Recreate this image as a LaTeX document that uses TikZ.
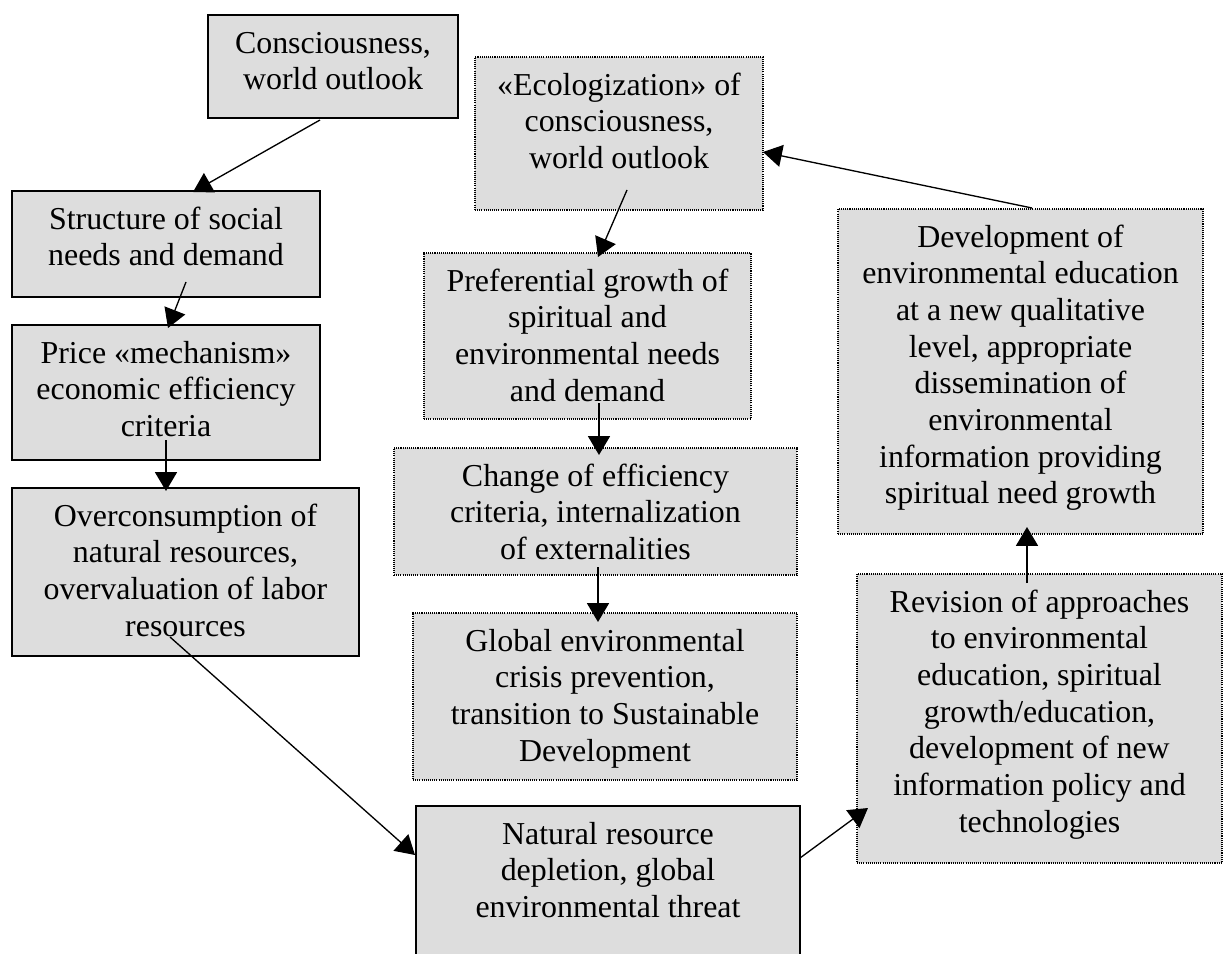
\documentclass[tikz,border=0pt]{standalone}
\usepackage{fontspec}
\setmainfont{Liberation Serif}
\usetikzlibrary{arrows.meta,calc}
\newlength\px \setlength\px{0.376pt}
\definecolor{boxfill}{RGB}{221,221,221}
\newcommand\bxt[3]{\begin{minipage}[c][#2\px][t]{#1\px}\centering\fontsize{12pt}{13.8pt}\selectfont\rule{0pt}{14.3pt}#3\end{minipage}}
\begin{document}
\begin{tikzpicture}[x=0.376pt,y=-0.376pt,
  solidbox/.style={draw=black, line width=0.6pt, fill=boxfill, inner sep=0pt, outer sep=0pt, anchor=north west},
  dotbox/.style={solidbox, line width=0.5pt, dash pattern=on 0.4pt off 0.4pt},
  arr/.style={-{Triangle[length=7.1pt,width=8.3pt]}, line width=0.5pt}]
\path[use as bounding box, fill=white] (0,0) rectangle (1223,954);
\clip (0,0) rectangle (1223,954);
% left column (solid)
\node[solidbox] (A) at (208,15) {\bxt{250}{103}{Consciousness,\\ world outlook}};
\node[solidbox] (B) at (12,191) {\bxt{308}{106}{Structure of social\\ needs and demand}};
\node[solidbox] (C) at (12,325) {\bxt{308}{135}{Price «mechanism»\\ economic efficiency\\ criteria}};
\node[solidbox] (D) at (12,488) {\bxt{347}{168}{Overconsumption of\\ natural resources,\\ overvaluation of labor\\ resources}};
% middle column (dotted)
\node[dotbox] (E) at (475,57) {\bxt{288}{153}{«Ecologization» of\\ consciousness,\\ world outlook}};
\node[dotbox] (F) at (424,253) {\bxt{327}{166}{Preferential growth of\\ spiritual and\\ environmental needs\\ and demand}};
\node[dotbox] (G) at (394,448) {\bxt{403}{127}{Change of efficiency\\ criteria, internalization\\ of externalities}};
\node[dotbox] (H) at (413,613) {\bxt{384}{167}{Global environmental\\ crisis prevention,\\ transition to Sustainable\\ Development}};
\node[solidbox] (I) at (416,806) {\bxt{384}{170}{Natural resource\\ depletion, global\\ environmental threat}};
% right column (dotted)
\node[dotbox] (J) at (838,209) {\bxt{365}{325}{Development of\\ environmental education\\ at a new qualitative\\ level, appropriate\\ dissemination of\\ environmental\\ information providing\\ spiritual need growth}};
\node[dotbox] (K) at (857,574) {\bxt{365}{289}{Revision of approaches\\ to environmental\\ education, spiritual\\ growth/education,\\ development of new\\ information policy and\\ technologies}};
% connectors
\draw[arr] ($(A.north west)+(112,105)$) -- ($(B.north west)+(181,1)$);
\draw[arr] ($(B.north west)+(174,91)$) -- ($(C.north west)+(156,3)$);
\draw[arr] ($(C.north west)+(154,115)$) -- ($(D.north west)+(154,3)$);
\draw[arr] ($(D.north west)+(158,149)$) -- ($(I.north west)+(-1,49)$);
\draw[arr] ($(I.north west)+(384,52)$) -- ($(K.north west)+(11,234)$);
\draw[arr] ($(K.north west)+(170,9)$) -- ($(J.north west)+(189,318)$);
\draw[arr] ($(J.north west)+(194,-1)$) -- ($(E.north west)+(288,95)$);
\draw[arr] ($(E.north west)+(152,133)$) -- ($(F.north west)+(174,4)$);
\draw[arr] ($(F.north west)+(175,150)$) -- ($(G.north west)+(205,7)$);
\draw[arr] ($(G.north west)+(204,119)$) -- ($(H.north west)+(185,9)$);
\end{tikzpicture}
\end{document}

Exercise: Quote the material in full and exactly; do not carry over its pictures.

Answer for this exercise:
Recreate this image as a LaTeX document that uses TikZ.
\documentclass[tikz,border=0pt]{standalone}
\usepackage{fontspec}
\setmainfont{Liberation Serif}
\usetikzlibrary{arrows.meta,calc}
\newlength\px \setlength\px{0.376pt}
\definecolor{boxfill}{RGB}{221,221,221}
\newcommand\bxt[3]{\begin{minipage}[c][#2\px][t]{#1\px}\centering\fontsize{12pt}{13.8pt}\selectfont\rule{0pt}{14.3pt}#3\end{minipage}}
\begin{document}
\begin{tikzpicture}[x=0.376pt,y=-0.376pt,
  solidbox/.style={draw=black, line width=0.6pt, fill=boxfill, inner sep=0pt, outer sep=0pt, anchor=north west},
  dotbox/.style={solidbox, line width=0.5pt, dash pattern=on 0.4pt off 0.4pt},
  arr/.style={-{Triangle[length=7.1pt,width=8.3pt]}, line width=0.5pt}]
\path[use as bounding box, fill=white] (0,0) rectangle (1223,954);
\clip (0,0) rectangle (1223,954);
% left column (solid)
\node[solidbox] (A) at (208,15) {\bxt{250}{103}{Consciousness,\\ world outlook}};
\node[solidbox] (B) at (12,191) {\bxt{308}{106}{Structure of social\\ needs and demand}};
\node[solidbox] (C) at (12,325) {\bxt{308}{135}{Price «mechanism»\\ economic efficiency\\ criteria}};
\node[solidbox] (D) at (12,488) {\bxt{347}{168}{Overconsumption of\\ natural resources,\\ overvaluation of labor\\ resources}};
% middle column (dotted)
\node[dotbox] (E) at (475,57) {\bxt{288}{153}{«Ecologization» of\\ consciousness,\\ world outlook}};
\node[dotbox] (F) at (424,253) {\bxt{327}{166}{Preferential growth of\\ spiritual and\\ environmental needs\\ and demand}};
\node[dotbox] (G) at (394,448) {\bxt{403}{127}{Change of efficiency\\ criteria, internalization\\ of externalities}};
\node[dotbox] (H) at (413,613) {\bxt{384}{167}{Global environmental\\ crisis prevention,\\ transition to Sustainable\\ Development}};
\node[solidbox] (I) at (416,806) {\bxt{384}{170}{Natural resource\\ depletion, global\\ environmental threat}};
% right column (dotted)
\node[dotbox] (J) at (838,209) {\bxt{365}{325}{Development of\\ environmental education\\ at a new qualitative\\ level, appropriate\\ dissemination of\\ environmental\\ information providing\\ spiritual need growth}};
\node[dotbox] (K) at (857,574) {\bxt{365}{289}{Revision of approaches\\ to environmental\\ education, spiritual\\ growth/education,\\ development of new\\ information policy and\\ technologies}};
% connectors
\draw[arr] ($(A.north west)+(112,105)$) -- ($(B.north west)+(181,1)$);
\draw[arr] ($(B.north west)+(174,91)$) -- ($(C.north west)+(156,3)$);
\draw[arr] ($(C.north west)+(154,115)$) -- ($(D.north west)+(154,3)$);
\draw[arr] ($(D.north west)+(158,149)$) -- ($(I.north west)+(-1,49)$);
\draw[arr] ($(I.north west)+(384,52)$) -- ($(K.north west)+(11,234)$);
\draw[arr] ($(K.north west)+(170,9)$) -- ($(J.north west)+(189,318)$);
\draw[arr] ($(J.north west)+(194,-1)$) -- ($(E.north west)+(288,95)$);
\draw[arr] ($(E.north west)+(152,133)$) -- ($(F.north west)+(174,4)$);
\draw[arr] ($(F.north west)+(175,150)$) -- ($(G.north west)+(205,7)$);
\draw[arr] ($(G.north west)+(204,119)$) -- ($(H.north west)+(185,9)$);
\end{tikzpicture}
\end{document}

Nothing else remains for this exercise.